В трамвае по пути домой его соседка, дама с пакетом из магазина, долго на него косилась и наконец произнесла:
— Ты, конечно же, Дункан Toy.
— Да.
— Ты меня не помнишь.
— Вы — приятельница моей матери?
— Я — приятельница твоей матери? Да я была лучшей подругой Мэри Нидем. Я работала с нею у Копленда и Лайза за тысячу лет до того, как на сцене появился твой отец. Обрати внимание, — задумчиво добавила она, — сколько народу считало себя лучшими друзьями Мэри. Знакомых у нее была куча, и все ей доверяли. С ней общались соседи, которые друг друга на дух не выносили. Но вот ее нет. И нет твоего дедушки, добрейшего старика.
Toy слушал ее с раздражением. Он почти не помнил отца матери, высокого старика с седыми усами, который жил в квартале от них, в сдвоенном доме.
Женщина вздохнула:
— Конечно, твоя бабушка ушла первой. Ты ее очень любил.
— Правда? — Toy растерялся, поскольку он вообще не помнил, что у него была бабушка.
— Да-да. Стоило тебе поругаться с матерью, а ты всегда был шалуном, ты тут же бежал в дом бабушки, а она тебя баловала вовсю, давала все, чего ни попросишь. Когда она умерла, ты очень горевал. Все ходил к ее дому, уляжешься у задней двери и ревешь.
— Может, вы меня с кем-нибудь путаете?
— С кем? Не с твоей же сестрой. Ей в ту пору не исполнилось и двух. Бесшабашная девчонка.

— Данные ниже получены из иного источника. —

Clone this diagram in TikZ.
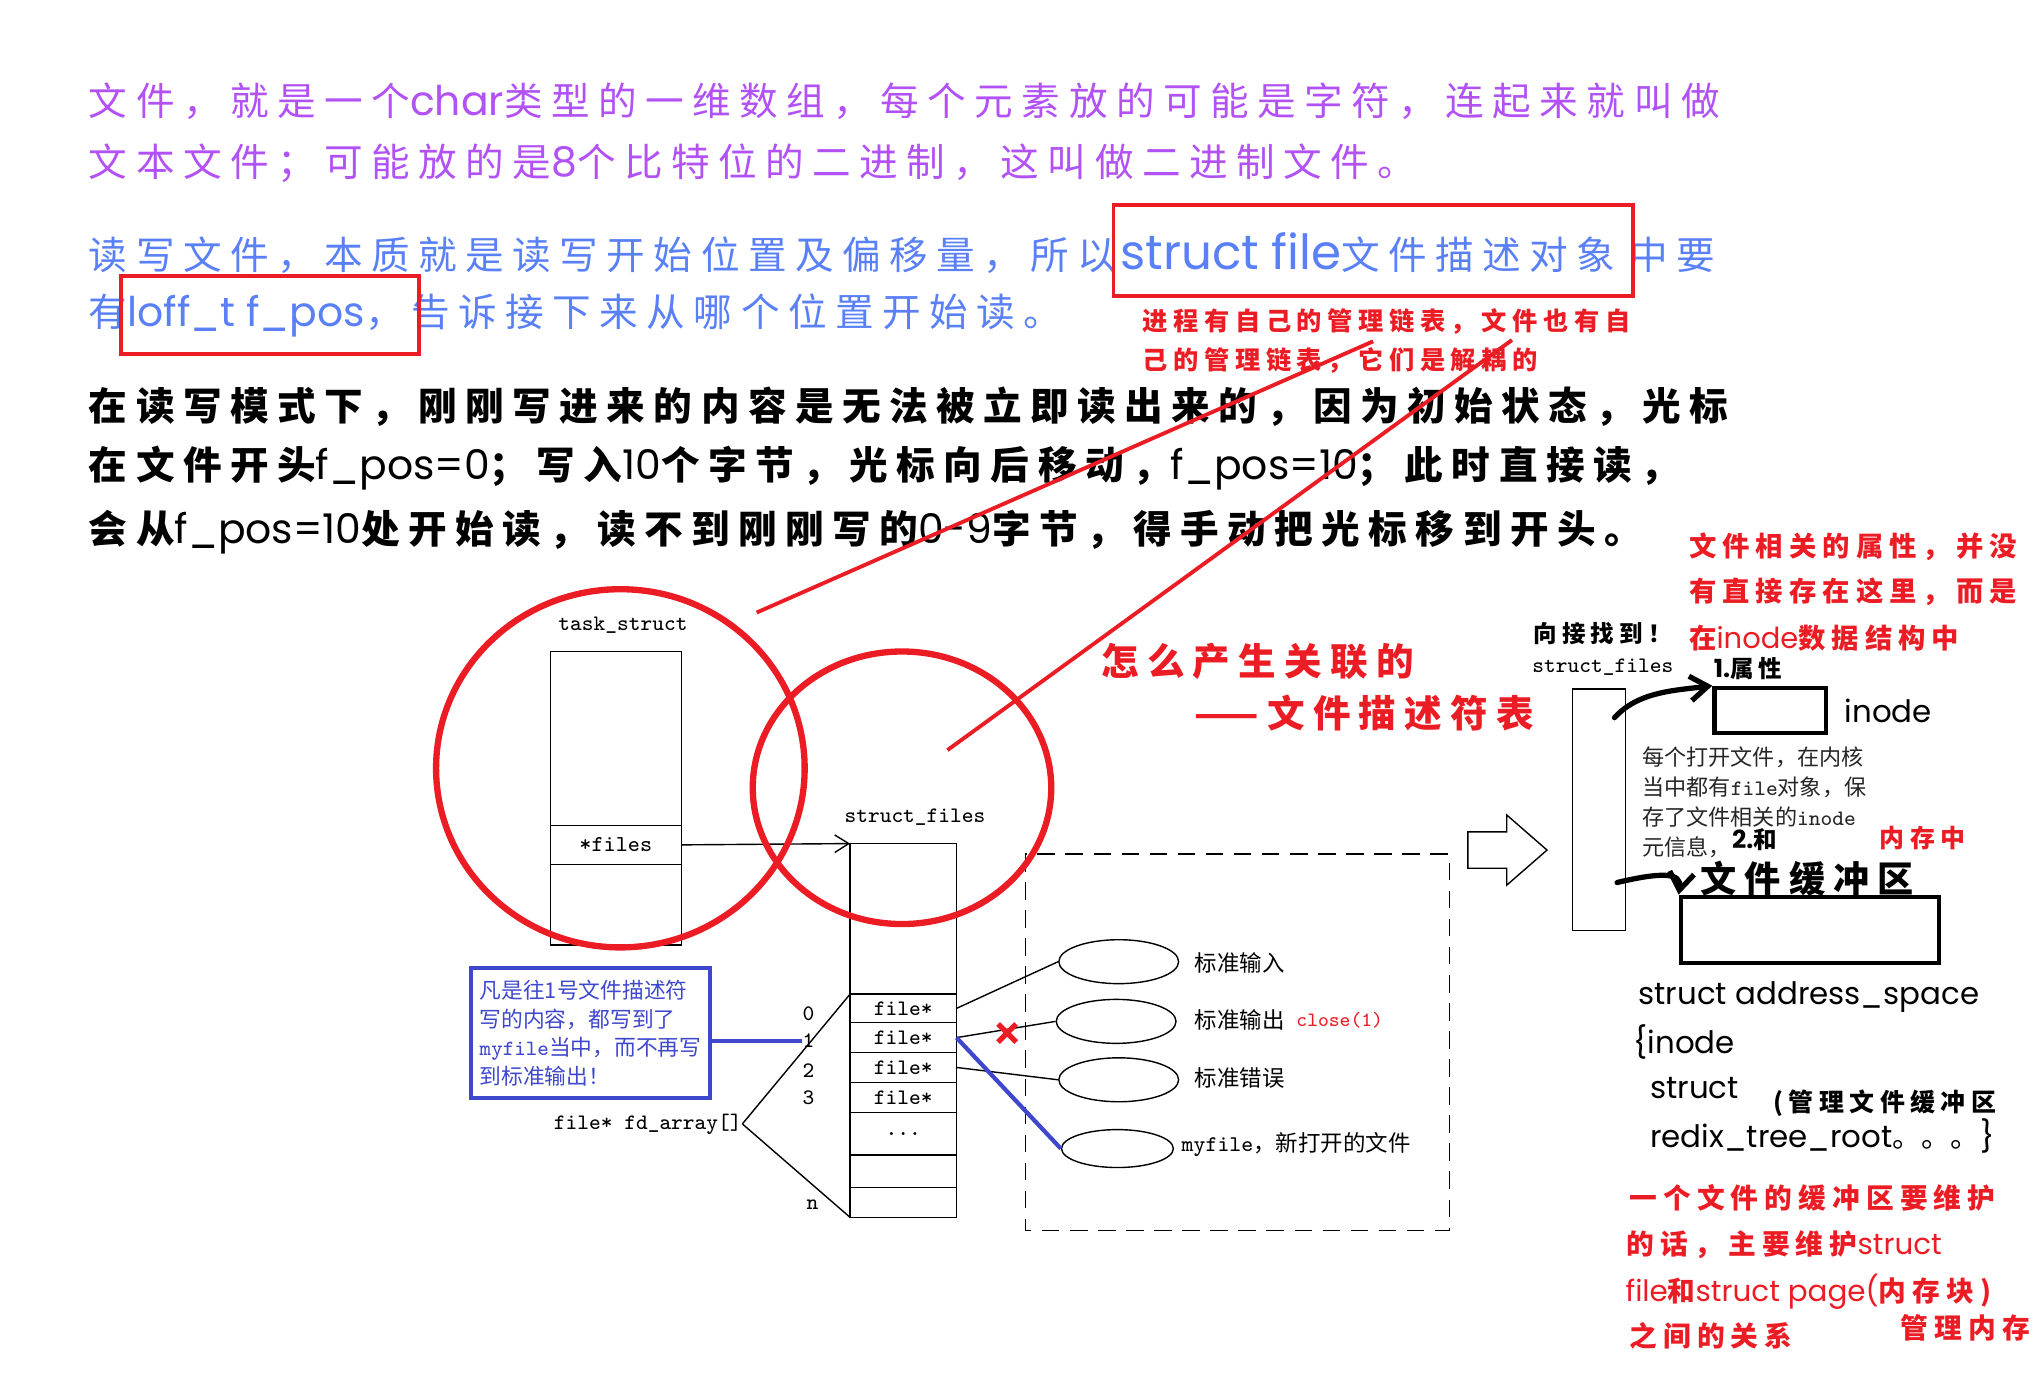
\documentclass[tikz,border=0pt]{standalone}
\usepackage{fontspec}
\usepackage{tikz}
\usetikzlibrary{arrows.meta,positioning,shapes.geometric}
\newfontfamily\hw[LetterSpace=22]{Noto Sans CJK SC}
\newfontfamily\cjk{Noto Sans CJK SC}
\newfontfamily\lat[Scale=1.06]{Poppins}
\newcommand\la[1]{{\lat\mdseries #1}}
\definecolor{purp}{RGB}{178,82,246}
\definecolor{bluet}{RGB}{90,128,248}
\definecolor{redm}{RGB}{236,28,36}
\definecolor{boxblue}{RGB}{63,72,204}

\begin{document}
\begin{tikzpicture}[
        x=0.013cm, y=-0.013cm,
        big/.style={anchor=west, inner sep=0pt, font={\fontsize{11}{13}\hw}},
        bigb/.style={big, font={\fontsize{11}{13}\hw\bfseries}},
        hand/.style={anchor=west, inner sep=0pt, font={\fontsize{#1}{#1}\hw\bfseries}},
        geo/.style={anchor=west, inner sep=0pt, font={\fontsize{8.3}{10}\lat}},
        mono/.style={inner sep=0pt, font={\fontsize{6.3}{7}\ttfamily}},
        cn/.style={anchor=west, inner sep=0pt, font={\fontsize{6.4}{8}\cjk}},
        cell/.style={draw, minimum width=1.066cm, minimum height=#1, inner sep=0pt,
                     outer sep=0pt, font={\fontsize{6.3}{7}\ttfamily}},
        tcell/.style={draw, minimum width=1.313cm, minimum height=#1, inner sep=0pt,
                      outer sep=0pt, font={\fontsize{6.5}{7}\ttfamily}},
        eli/.style={draw, ellipse, minimum width=1.2cm, minimum height=0.44cm, inner sep=0pt},
        hbox/.style={draw, line width=1.2pt, inner sep=0pt},
        redline/.style={redm, line width=1.1pt},
        handarrow/.style={line width=1.5pt, line cap=round, -{Straight Barb[length=5pt,width=7pt]}}
      ]
      \useasboundingbox (0,0) rectangle (1568,1068);

      \node[big, purp] (l1) at (68,78) {文件，就是一个\la{char}类型的一维数组，每个元素放的可能是字符，连起来就叫做};
      \node[big, purp] (l2) at (68,126) {文本文件；可能放的是\la{8}个比特位的二进制，这叫做二进制文件。};
      \node[big, bluet] (l3) at (68,195) {读写文件，本质就是读写开始位置及偏移量，所以\hspace{0.1em}{\lat\fontsize{13}{13}\selectfont struct file}文件描述对象\hspace{0.35em}中要};
      \node[big, bluet] (l4) at (68,243) {有\la{loff\_t f\_pos}，\hspace{0.2em}告诉接下来从哪个位置开始读。};
      \node[bigb] (l5) at (68,313) {在读写模式下，刚刚写进来的内容是无法被立即读出来的，因为初始状态，光标};
      \node[bigb] (l6) at (68,361) {在文件开头\la{f\_pos=0}；写入\la{10}个字节，光标向后移动，\la{f\_pos=10}；此时直接读，};
      \node[bigb] (l7) at (68,410) {会从\la{f\_pos=10}处开始读，读不到刚刚写的\la{0-9}字节，得手动把光标移到开头。};

      \draw[redline] (858,158) rectangle (1258,228);
      \draw[redline] (93,213) rectangle (323,273);
      \node[hand=7.2, redm] (n1) at (880,248) {进程有自己的管理链表，文件也有自};
      \node[hand=7.2, redm] (n2) at (880,278) {己的管理链表，它们是解耦的};

      % task_struct and struct_files
      \node[mono] (tlab) at (480,482) {task\_struct};
      \node[tcell=1.742cm] (ttop) at (474.5,569) {};
      \node[tcell=0.39cm, below=0pt of ttop] (tfiles) {*files};
      \node[tcell=0.806cm, below=0pt of tfiles] (tbot) {};

      \node[mono] (slab) at (705,630) {struct\_files};
      \node[cell=1.508cm] (sftop) at (696,708) {};
      \node[cell=0.286cm, below=0pt of sftop] (f0) {file*};
      \node[cell=0.299cm, below=0pt of f0] (f1) {file*};
      \node[cell=0.299cm, below=0pt of f1] (f2) {file*};
      \node[cell=0.299cm, below=0pt of f2] (f3) {file*};
      \node[cell=0.429cm, below=0pt of f3] (fdots) {...};
      \node[cell=0.325cm, below=0pt of fdots] (c6) {};
      \node[cell=0.299cm, below=0pt of c6] (c7) {};

      \draw[-{Straight Barb[length=4pt,width=5pt]}] (tfiles.east) -- (sftop.north west);

      \node[mono] (i0) at (623,781) {0};
      \node[mono] (i1) at (623,802) {1};
      \node[mono] (i2) at (623,825) {2};
      \node[mono] (i3) at (623,846) {3};
      \node[mono] (in) at (626,928) {n};
      \node[mono, anchor=east] (fda) at (572,866) {file* fd\_array[]};
      \draw (fda.east) -- (f0.north west);
      \draw (fda.east) -- (c7.south west);

      \draw[dash pattern=on 5pt off 3pt] (790,658) rectangle (1117,948);
      \node[eli] (e1) at (862,741) {};
      \node[eli] (e2) at (860,787) {};
      \node[eli] (e3) at (862,832) {};
      \node[eli, minimum width=1.12cm, minimum height=0.38cm] (e4) at (861,885) {};
      \node[cn] (s1) at (920,742) {标准输入};
      \node[cn] (s2) at (920,786) {标准输出};
      \node[mono, redm, font={\fontsize{5.8}{7}\ttfamily}, right=3pt of s2] (cl) {close(1)};
      \node[cn] (s3) at (920,831) {标准错误};
      \node[cn] (s4) at (910,882) {{\ttfamily myfile}，新打开的文件};

      \draw (f0.east) -- (e1.west);
      \draw (f1.east) -- (e2.west);
      \draw (f2.east) -- (e3.west);
      \draw[boxblue, line width=1.2pt] (f1.east) -- (e4.west);
      \draw[redm, line width=1.5pt] (769,789) -- (783,803) (783,789) -- (769,803);

      \node[draw=boxblue, line width=1.2pt, text=boxblue, align=left, inner sep=2.5pt,
            minimum width=2.392cm, minimum height=1.3cm,
            font={\fontsize{6.2}{8.1}\cjk}] (note) at (455,796)
            {凡是往1号文件描述符\\写的内容，都写到了\\{\ttfamily myfile}当中，而不再写\\到标准输出！};
      \draw[boxblue, line width=1.2pt] (note.east |- i1.west) -- (i1.west);

      \draw[redm, line width=1.8pt] (478,592) ellipse [x radius=1.846cm, y radius=1.794cm];
      \draw[redm, line width=1.8pt] (695,607) ellipse [x radius=1.495cm, y radius=1.365cm];
      \draw[redline] (583,472) -- (1058,263);
      \draw[redline] (730,578) -- (1165,262);

      \node[hand=10.7, redm] (q1) at (848,510) {怎么产生关联的};
      \node[hand=10.7, redm] (q2) at (920,549) {——文件描述符表};

      \draw (1131,641) -- (1161,641) -- (1161,628) -- (1192,655) -- (1161,682)
            -- (1161,669) -- (1131,669) -- cycle;

      % right side
      \node[hand=6.7] (find) at (1181,488) {向接找到！};
      \node[mono] (sflab) at (1235,514) {struct\_files};
      \node[draw, minimum width=0.533cm, minimum height=2.418cm, inner sep=0pt] (sfb) at (1232,624) {};
      \node[hand=7.8, redm] (a1) at (1301,421) {文件相关的属性，并没};
      \node[hand=7.8, redm] (a2) at (1301,456) {有直接存在这里，而是};
      \node[hand=7.8, redm] (a3) at (1301,492) {在\la{inode}数据结构中};
      \node[hand=6.7] (p1) at (1320,515) {{\lat 1.}属性};
      \node[hbox, minimum width=1.118cm, minimum height=0.455cm] (ibox) at (1364,547.5) {};
      \node[geo, right=0.16cm of ibox] (ilab) {inode};
      \node[anchor=north west, align=left, inner sep=0pt, text=black!85,
            font={\fontsize{6.3}{8.5}\cjk}] (meta) at (1265,575)
            {每个打开文件，在内核\\当中都有{\ttfamily file}对象，保\\存了文件相关的{\ttfamily inode}\\元信息，};
      \node[hand=6.7] (p2) at (1334,647) {{\lat 2.}和};
      \node[hand=7.1, redm] (mem) at (1448,646) {内存中};
      \node[hand=10.3] (buf) at (1310,677) {文件缓冲区};
      \node[hbox, minimum width=2.587cm, minimum height=0.663cm] (bbox) at (1394.5,716.5) {};

      \coordinate (h1) at (1244,553);
      \coordinate (h2) at (1246,680);
      \draw[handarrow] (h1) .. controls (1262,533) and (1290,532) .. (ibox.north west);
      \draw[handarrow] (h2) .. controls (1280,672) and (1296,672) .. (bbox.north west);

      \node[geo] (as1) at (1262,768) {struct address\_space};
      \node[geo] (as2) at (1258,803) {\{inode};
      \node[geo] (as3) at (1271,838) {struct};
      \node[hand=7.1] (as4) at (1366,850) {(管理文件缓冲区};
      \node[geo] (as5) at (1271,875) {redix\_tree\_root{\cjk 。。。}\}};

      \node[hand=7.9, redm] (b1) at (1255,923) {一个文件的缓冲区要维护};
      \node[hand=7.9, redm] (b2) at (1253,959) {的话，主要维护\la{struct}};
      \node[hand=7.9, redm] (b3) at (1252,995) {\la{file}和\la{struct page(}内存块)};
      \node[hand=7.9, redm] (b4) at (1255,1029) {之间的关系};
      \node[hand=7.9, redm] (b5) at (1464,1023) {管理内存};
    \end{tikzpicture}
\end{document}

Чуть помолчав, женщина хихикнула:
— Знаешь, Мэри тоже была в свое время бесшабашной. Я прямо пугалась. Я-то была тихоня. Помню, двое парней из галантерейного магазина назначили нам свидание субботним вечером у памятника Скотту. Это было мое первое свидание, так что я явилась ровно к сроку, разодетая в пух и прах. Парни тоже. Ждем мы уже полчаса, и тут проплывает мимо Мэри под руку с австралийским солдатом шести футов ростом. Тем летом они в Глазго кишмя кишели. Ни слова не говорит, только украдкой мне подмигнула. На малыша Арчи Кэмпбелла больно было смотреть. На следующий день я ее спрашиваю: «Как ты можешь быть такой жестокой?» А она: «А как еще прикажешь поступать с мужчиной, который носит гетры?» В другой раз она прогуляла три вечера с тремя разными парнями. «Как ты можешь?» — спрашиваю. «На этой неделе дают оперу. Никаких денег не хватит самой покупать себе билеты на три представления подряд». Один из этих мальчиков был твой отец. Я больше всех удивлялась, когда Мэри Нидем выскочила за Дункана Toy. Усвоила, стало быть.
— Что усвоила?
— Ничего, но я просто поразилась. Ладно бы кто другой, но Дункан Toy? А через четыре года и ты появился на сцене.